## Required work
Take the lines from the top down to and including the one with "change_NF = [0.0, 1.0, 13.7, 13.1]" and repeat them exactly. Omit images.

## Data section
———

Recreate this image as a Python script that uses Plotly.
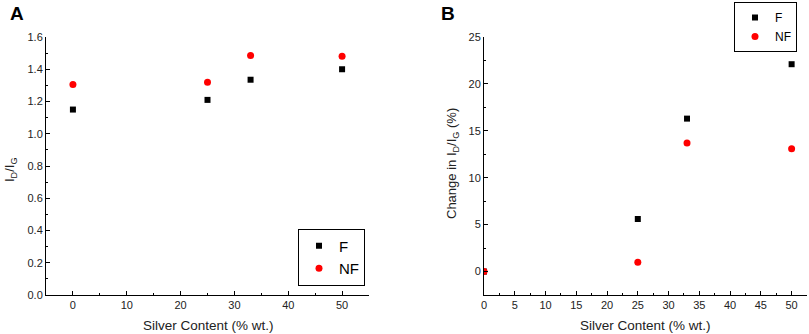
import plotly.graph_objects as go

silver = [0, 25, 33, 50]
ratio_F = [1.15, 1.21, 1.335, 1.40]
ratio_NF = [1.305, 1.32, 1.485, 1.48]
change_F = [0.0, 5.6, 16.3, 22.1]
change_NF = [0.0, 1.0, 13.7, 13.1]

W, H = 809, 334
FONT = "Liberation Sans, Arial, sans-serif"

def px(x):
    return x / W

def py(y):
    return 1 - y / H

fig = go.Figure()
sq = dict(symbol="square", size=6, color="black")
ci = dict(symbol="circle", size=7, color="#ff0000")

fig.add_trace(go.Scatter(x=silver, y=ratio_F, mode="markers", marker=sq, name="F",
                         xaxis="x", yaxis="y", legend="legend"))
fig.add_trace(go.Scatter(x=silver, y=ratio_NF, mode="markers", marker=ci, name="NF",
                         xaxis="x", yaxis="y", legend="legend"))
fig.add_trace(go.Scatter(x=silver, y=change_F, mode="markers", marker=sq, name="F",
                         xaxis="x2", yaxis="y2", legend="legend2"))
fig.add_trace(go.Scatter(x=silver, y=change_NF, mode="markers", marker=ci, name="NF",
                         xaxis="x2", yaxis="y2", legend="legend2"))

axis_common = dict(showgrid=False, zeroline=False, showline=True, linecolor="black",
                   linewidth=1, ticks="inside", ticklen=4, tickcolor="black",
                   tickfont=dict(family=FONT, size=11, color="#222"), mirror=False,
                   automargin=False)

fig.update_layout(
    width=W, height=H, margin=dict(l=0, r=0, t=0, b=0, autoexpand=False),
    paper_bgcolor="white", plot_bgcolor="white",
    font=dict(family=FONT, color="#222"),
    xaxis=dict(domain=[px(46), px(369)], range=[-5, 55], dtick=10, anchor="y",
               minor=dict(dtick=5, ticks="inside", ticklen=2, tickcolor="black"),
               **axis_common),
    yaxis=dict(domain=[py(295), py(37)], range=[0, 1.6], dtick=0.2, tickformat=".1f", anchor="x",
               minor=dict(dtick=0.1, ticks="inside", ticklen=2, tickcolor="black"),
               **axis_common),
    xaxis2=dict(domain=[px(484), px(807)], range=[0, 52.5], dtick=5, anchor="y2",
                minor=dict(dtick=2.5, ticks="inside", ticklen=2, tickcolor="black"),
                **axis_common),
    yaxis2=dict(domain=[py(295), py(37)], range=[-2.5, 25], dtick=5, anchor="x2",
                minor=dict(dtick=2.5, ticks="inside", ticklen=2, tickcolor="black"),
                **axis_common),
    legend=dict(x=px(365), y=py(257), xanchor="right", yanchor="middle",
                bordercolor="black", borderwidth=1, bgcolor="white",
                font=dict(family=FONT, size=15, color="black"), itemwidth=30,
                tracegroupgap=0),
    legend2=dict(x=px(797), y=py(2), xanchor="right", yanchor="top",
                 bordercolor="black", borderwidth=1, bgcolor="white",
                 font=dict(family=FONT, size=12, color="black"), itemwidth=30,
                 tracegroupgap=0),
    showlegend=True,
)

ann = [
    dict(text="<b>A</b>", x=px(17), y=py(13), font=dict(size=19, color="black")),
    dict(text="<b>B</b>", x=px(448), y=py(13), font=dict(size=19, color="black")),
    dict(text="Silver Content (% wt.)", x=px(208), y=py(325), font=dict(size=13.5, color="#222")),
    dict(text="Silver Content (% wt.)", x=px(645), y=py(325), font=dict(size=13.5, color="#222")),
    dict(text="I<sub>D</sub>/I<sub>G</sub>", x=px(10), y=py(170), textangle=-90,
         font=dict(size=13, color="#222")),
    dict(text="Change in I<sub>D</sub>/I<sub>G</sub> (%)", x=px(452), y=py(163), textangle=-90,
         font=dict(size=13, color="#222")),
]
for a in ann:
    a.update(xref="paper", yref="paper", showarrow=False, xanchor="center", yanchor="middle")
    a["font"]["family"] = FONT
    fig.add_annotation(**a)

fig.write_html("out.html", config={"displayModeBar": False})

# remove the browser's default page margin so the figure sits at the window's corner
with open("out.html", "r", encoding="utf-8") as f:
    html = f.read()
html = html.replace("<head>", "<head><style>html,body{margin:0;padding:0;overflow:hidden;}</style>", 1)
with open("out.html", "w", encoding="utf-8") as f:
    f.write(html)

———

## Final result
Recreate this image as a Python script that uses Plotly.
import plotly.graph_objects as go

silver = [0, 25, 33, 50]
ratio_F = [1.15, 1.21, 1.335, 1.40]
ratio_NF = [1.305, 1.32, 1.485, 1.48]
change_F = [0.0, 5.6, 16.3, 22.1]
change_NF = [0.0, 1.0, 13.7, 13.1]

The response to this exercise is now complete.